東京建物はアットホームな社風が特徴で、上記4社よりも更に少数精鋭という雰囲気があり「社員の大体が顔見知りだ」とOB訪問でお会いした社員の方が語っていました。
その社風は対外的な営業でも活かされており、特定の地盤を有していなくても地域の特性に寄り添いニーズに合わせた土地開発を進めているお客様第一の企業です。
また、デベロッパーの海外進出においても先駆者的な存在であり、近年ではアジアへの進出にも力を注力しています。具体的には中国やASEANなどの地域で土地開発・コンサルティング事業に参入しています。
熱意をアピールするには
これら大手企業の内定を獲得する方法は、志望度の高さや熱意を強くアピールするほかなりません。

インターンシップに参加する
一番手っ取り早いアピール方法はインターンシップに参加することです。社員や志が高い就活生から刺激を受けて志望動機が高まるとともに、あなたらしさをワークでアピールする最大のチャンスです。さらに、インターンシップ参加者限定の座談会や本選考における一部選考免除などの特典を受けることができる企業もあります。

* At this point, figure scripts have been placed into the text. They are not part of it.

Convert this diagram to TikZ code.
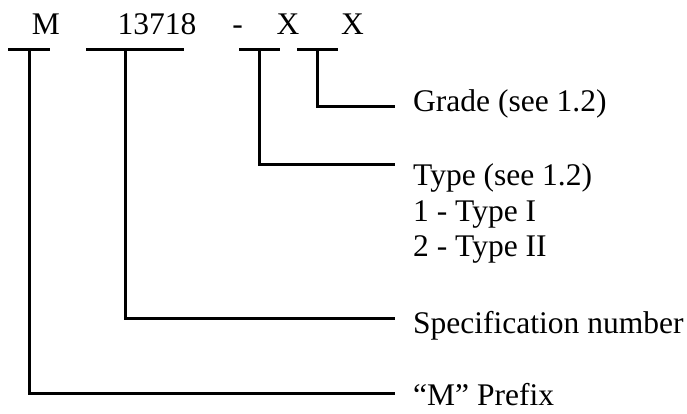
\documentclass[tikz,border=0pt]{standalone}
\usepackage{fontspec}
\setmainfont{Liberation Serif}

\begin{document}
\begin{tikzpicture}[x=1pt, y=-1pt,
    every node/.style={inner sep=0pt, font=\fontsize{31.5}{36}\selectfont},
    code/.style={anchor=base},
    desc/.style={anchor=base west},
    lead/.style={line width=3pt, line cap=rect, line join=miter}]

    % Fix the page size
    \useasboundingbox (0,0) rectangle (687,414);

    % Code letters along the top
    \node[code] (cM)   at (46,35)    {M};
    \node[code] (cNum) at (157,35)   {13718};
    \node[code] (cDsh) at (237.5,35) {-};
    \node[code] (cTyp) at (288,35)   {X};
    \node[code] (cGrd) at (352.5,35) {X};

    % Descriptions on the right
    \node[desc] (grade)  at (413,112) {Grade (see 1.2)};
    \node[desc] (type)   at (413,185) {Type (see 1.2)};
    \node[desc] (typeI)  at (413,221) {1 - Type I};
    \node[desc] (typeII) at (413,256) {2 - Type II};
    \node[desc] (spec)   at (413,333) {Specification number};
    \node[desc] (prefix) at (413,405) {“M” Prefix};

    % Bars under the code letters
    \coordinate (mL) at (9,50);   \coordinate (mR) at (48,50);
    \coordinate (nL) at (87,50);  \coordinate (nR) at (182,50);
    \coordinate (tL) at (240,50); \coordinate (tR) at (278,50);
    \coordinate (gL) at (298,50); \coordinate (gR) at (336,50);

    % Tee points and line ends
    \coordinate (mT) at (29,50);
    \coordinate (nT) at (125,50);
    \coordinate (tT) at (259,50);
    \coordinate (gT) at (317,50);
    \coordinate (mE) at (393,393);
    \coordinate (nE) at (393,318);
    \coordinate (tE) at (393,165);
    \coordinate (gE) at (393,107);

    % Draw the bars
    \draw[lead] (mL) -- (mR);
    \draw[lead] (nL) -- (nR);
    \draw[lead] (tL) -- (tR);
    \draw[lead] (gL) -- (gR);

    % Draw the leaders to the descriptions
    \draw[lead] (mT) |- (mE);
    \draw[lead] (nT) |- (nE);
    \draw[lead] (tT) |- (tE);
    \draw[lead] (gT) |- (gE);

\end{tikzpicture}
\end{document}
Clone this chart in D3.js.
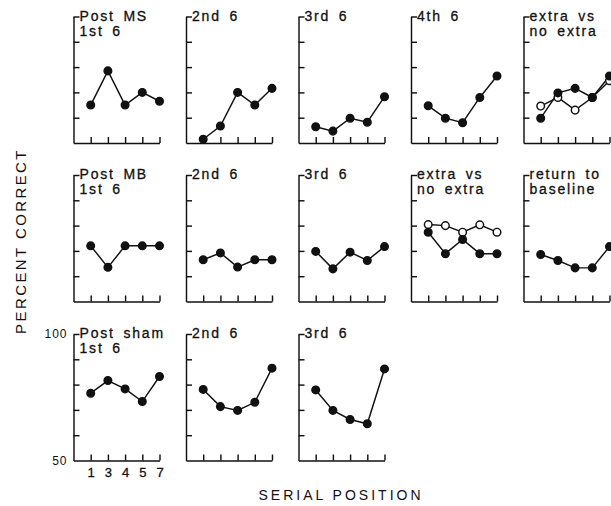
<!DOCTYPE html>
<html><head><meta charset="utf-8">
<script src="https://cdn.jsdelivr.net/npm/d3@7"></script>
<style>body{margin:0;background:#fff} svg{display:block}</style>
</head><body><svg id="c" width="611" height="506"></svg>
<script>
// ---- data ----
const xLabels = ["1", "3", "4", "5", "7"];
const yTicks = [60, 70, 80, 90, 100];
const yLabelTicks = [50, 100];

// Row 1: Post MS
const postMS1st = [65, 78.5, 65, 70, 66.5];
const postMS2nd = [51.5, 56.7, 70, 65, 71.6];
const postMS3rd = [56.4, 54.7, 59.8, 58.2, 68.3];
const postMS4th = [64.7, 59.8, 58, 68, 76.5];
const postMSExtraFilled = [59.8, 69.8, 71.6, 68, 76.5];
const postMSExtraOpen = [64.6, 68, 63, 68, 74.6];

// Row 2: Post MB
const postMB1st = [72, 63.5, 72, 72, 72];
const postMB2nd = [66.5, 69.2, 63.6, 66.5, 66.5];
const postMB3rd = [69.8, 62.9, 69.5, 66.2, 71.7];
const postMBExtraFilled = [77.4, 68.9, 74.5, 68.9, 68.9];
const postMBExtraOpen = [80.4, 80, 77.4, 80.3, 77.4];
const postMBBaseline = [68.6, 66.2, 63.3, 63.3, 71.7];

// Row 3: Post sham
const postSham1st = [76.6, 81.6, 78.3, 73.3, 83.2];
const postSham2nd = [78.1, 71.3, 69.8, 73, 86.5];
const postSham3rd = [77.9, 69.8, 66.2, 64.5, 86.2];

const rows = [
  [
    {title: ["Post MS", "1st 6"], series: [{v: postMS1st, open: false}]},
    {title: ["2nd 6"], series: [{v: postMS2nd, open: false}]},
    {title: ["3rd 6"], series: [{v: postMS3rd, open: false}]},
    {title: ["4th 6"], series: [{v: postMS4th, open: false}]},
    {title: ["extra vs", "no extra"], series: [{v: postMSExtraOpen, open: true}, {v: postMSExtraFilled, open: false}]}
  ],
  [
    {title: ["Post MB", "1st 6"], series: [{v: postMB1st, open: false}]},
    {title: ["2nd 6"], series: [{v: postMB2nd, open: false}]},
    {title: ["3rd 6"], series: [{v: postMB3rd, open: false}]},
    {title: ["extra vs", "no extra"], series: [{v: postMBExtraOpen, open: true}, {v: postMBExtraFilled, open: false}]},
    {title: ["return to", "baseline"], series: [{v: postMBBaseline, open: false}]}
  ],
  [
    {title: ["Post sham", "1st 6"], series: [{v: postSham1st, open: false}], labels: true},
    {title: ["2nd 6"], series: [{v: postSham2nd, open: false}]},
    {title: ["3rd 6"], series: [{v: postSham3rd, open: false}]}
  ]
];

// ---- layout ----
const svg = d3.select("#c");
const colX0 = 73.5, colStep = 112.5;
const rowTops = [16.5, 175, 334];
const ph = 126.5, pw = 86;
const ink = "#111";
const font = "'Liberation Sans', Arial, sans-serif";
const sw = 1.45;

const y = d3.scaleLinear().domain([50, 100]).range([ph, 0]);
const x = d3.scaleLinear().domain([0, 5]).range([0, pw]);
const line = d3.line().x((d, i) => x(i + 1)).y(d => y(d));

rows.forEach((row, ri) => {
  row.forEach((p, ci) => {
    const g = svg.append("g").attr("transform", `translate(${colX0 + ci * colStep},${rowTops[ri]})`);

    const ya = g.append("g").call(
      d3.axisLeft(y).tickValues(yTicks).tickSize(-6).tickSizeOuter(0).tickFormat(""));
    const xa = g.append("g").attr("transform", `translate(0,${ph})`).call(
      d3.axisBottom(x).tickValues([1, 2, 3, 4, 5]).tickSize(-6).tickSizeOuter(0)
        .tickPadding(7).tickFormat(p.labels ? (d => xLabels[d - 1]) : ""));
    [ya, xa].forEach(a => {
      a.selectAll("path,line").attr("stroke", ink).attr("stroke-width", sw);
      a.selectAll("text").attr("fill", ink).attr("stroke", ink).attr("stroke-width", 0.3)
        .style("font-family", font).style("font-size", "13px");
    });

    if (p.labels) {
      const yl = g.append("g").call(d3.axisLeft(y).tickValues(yLabelTicks).tickSize(0).tickPadding(6).tickFormat(d3.format("d")));
      yl.select(".domain").remove();
      yl.selectAll("text").attr("fill", ink).style("font-family", font)
        .style("font-size", "12px").style("letter-spacing", "1px");
    }

    p.title.forEach((t, k) => {
      g.append("text").attr("x", 6).attr("y", 4 + k * 15)
        .text(t).attr("fill", ink).attr("stroke", ink).attr("stroke-width", 0.3)
        .style("font-family", font).style("font-size", "14px")
        .style("letter-spacing", "1.8px").style("word-spacing", "3px");
    });

    p.series.forEach(s => {
      g.append("path").datum(s.v).attr("d", line)
        .attr("fill", "none").attr("stroke", ink).attr("stroke-width", sw);
    });
    p.series.forEach(s => {
      g.selectAll(null).data(s.v).join("circle")
        .attr("cx", (d, i) => x(i + 1)).attr("cy", d => y(d))
        .attr("r", 3.8)
        .attr("fill", s.open ? "#fff" : ink)
        .attr("stroke", ink).attr("stroke-width", sw);
    });
  });
});

// axis titles
svg.append("text")
  .attr("transform", "translate(26,241) rotate(-90)")
  .attr("text-anchor", "middle")
  .text("PERCENT CORRECT")
  .attr("fill", ink).style("font-family", font).style("font-size", "15px").style("letter-spacing", "2.4px");

svg.append("text")
  .attr("x", 341).attr("y", 500)
  .attr("text-anchor", "middle")
  .text("SERIAL POSITION")
  .attr("fill", ink).style("font-family", font).style("font-size", "14px").style("letter-spacing", "3px");
</script></body></html>
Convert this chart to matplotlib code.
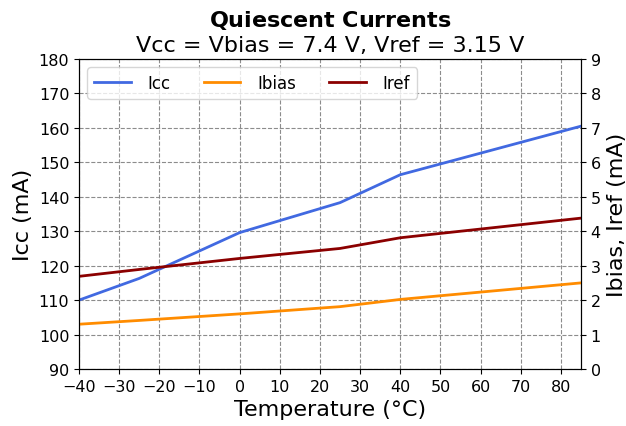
import matplotlib
matplotlib.use("Agg")
import matplotlib.pyplot as plt

temps = [-40, -25, 0, 25, 40, 85]
icc = [110.0, 116.3, 129.6, 138.3, 146.4, 160.5]
ibias = [1.30, 1.41, 1.60, 1.81, 2.02, 2.50]
iref = [2.69, 2.89, 3.21, 3.50, 3.81, 4.38]

fig = plt.figure(figsize=(6.26, 4.27), dpi=100)
ax = fig.add_axes([79/626, 1-370/427, (581-79)/626, (370-60)/427])
ax2 = ax.twinx()

l1, = ax.plot(temps, icc, color="royalblue", lw=2, label="Icc")
l2, = ax2.plot(temps, ibias, color="darkorange", lw=2, label="Ibias")
l3, = ax2.plot(temps, iref, color="darkred", lw=2, label="Iref")

ax.set_xlim(-40, 85)
ax.set_ylim(90, 180)
ax2.set_ylim(0, 9)
ax.set_xticks(range(-40, 90, 10))
ax.set_yticks(range(90, 181, 10))
ax2.set_yticks(range(0, 10))
ax.tick_params(labelsize=11.5)
ax2.tick_params(labelsize=11.5)
ax.grid(True, linestyle="--", color="gray", alpha=0.9)

ax.set_xlabel("Temperature (°C)", fontsize=16, labelpad=4)
ax.set_ylabel("Icc (mA)", fontsize=16)
ax2.set_ylabel("Ibias, Iref (mA)", fontsize=16)
ax.set_title(r"$\bf{Quiescent\ Currents}$" + "\n" + "Vcc = Vbias = 7.4 V, Vref = 3.15 V",
             fontsize=16, linespacing=1.2, pad=6)

ax2.legend([l1, l2, l3], ["Icc", "Ibias", "Iref"], ncol=3, loc="upper left", fontsize=12,
           handlelength=2.2, handletextpad=1.0)

fig.savefig("out.png", dpi=100)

とはいえ、インターンシップの選考の段階でESや面接・GDを課す企業も多いため本選考に匹敵するほど通過率は低いです。準備を入念に行うことで、熱意の高さを見せることもできますが、落選してしまっても落ち込む必要はありません。
たくさんOB訪問する
インターンシップに落選してしまった場合は、OB・OG訪問をたくさん行い、とにかく様々な社員の意見を聞きましょう。そして、自分のやりたいことや自分らしさをアピールしましょう。総合デベロッパーの中には、OB訪問を受けた学生の中から推薦枠を設けてインターンシップ参加者と同様に本選考において優遇する企業もあります。面接と同じくらい集中して臨むことが大切です。
OB訪問の手順については以下の記事でもご紹介していますのでこちらもご参照ください。
https://www.recme.jp/media/20180914509
早い動き出しが肝心!
僅かなチャンスを掴むためには早い動き出しが必要です。次のインターンシップはいつか、訪問できるOBはいないか、すぐに調べて行動に移しましょう。数多のライバルに差をつけ、内定を勝ち取るために今できることから実行しましょう。